Murder, Anyone? is a metafictional treat, a funny and whimsical look at the process of creation. George (Maurice LaMarche) and Charlie (Charles M. Howell IV) are co-writers trying to create the next “avant-garde, surrealistic, mind-bending neo-noir thriller.” A tall order when they disagree on just about every possible twist and turn — including whether their story should be a stageplay or a film. As they write, the story comes to life, sometimes bleeding into their real-world exchanges. There’s a deliciously increasing incoherency to their eventual product as the two butt heads and things start to fall apart before a rousing and thoughtful climax about the layers of creative thought that go into a single work of art.

The film itself is an example of those layers. Director James Cullen Bressack adapted Murder, Anyone? from his late father, Gordon Bressack. The elder Bressack was the Emmy award-winning writer of such animated hits as Animaniacs and Pinky and the Brain. He was also an avid playwright. Before his father’s passing, James Bressack promised he would adapt some of those plays into movies. Given the nature of the story, this was the perfect place to start: The story is inherently reflexive about the different advantages of the stage versus the screen, and this adaptation gives the crew a chance to really dig into the material’s arguments. It never feels didactic, though.
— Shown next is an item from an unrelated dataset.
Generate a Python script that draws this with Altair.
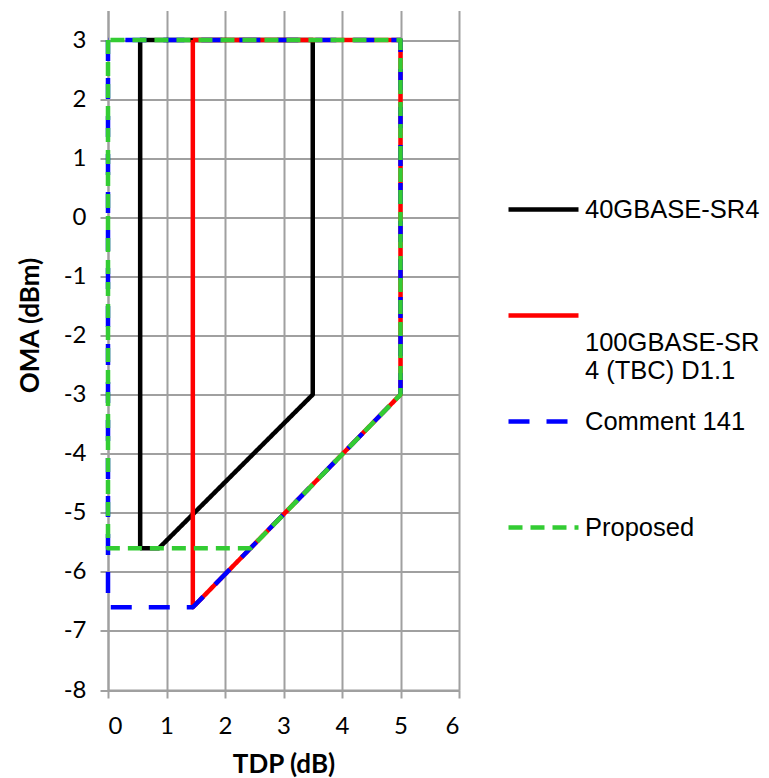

It’s all a lot of fun, a love letter to both forms.

LaMarche, of course, voiced the Brain, the iconic evil-genius mouse in Bressack’s cartoons. He’s one of a few alumni from those productions; Howell was a writer on the shows, too. There’s even a moment where LaMarche lapses into the Brain voice, for attentive fans. The rest of the cast is great, too, playing characters who shift in origin and purpose from scene to scene as their writers argue. Bridgette (Galadriel Stineman) and Cooper (Kristos Andrews) are the main players in the story, with help from many others who filter in and out to give shape to this story within a story. Spencer Breslin, Carla Collins and Sally Kirkland all appear in amorphous roles.

There’s quite a lot going on within Murder, Anyone?, as the walls between George and Charlie’s reality and the world of their creation start to break down. What they ultimately produce might not actually be a good play, but their growing frustration and difficulty are humorously depicted in a deeply recognizable way. The pressure they feel to produce is how it feels working on any creative endeavor, and sometimes it just feels like nothing will work out. The film itself, however, is a clear labor of love for James Cullen Bressack and all involved, as insightful as it is constantly funny and over-the-top ridiculous.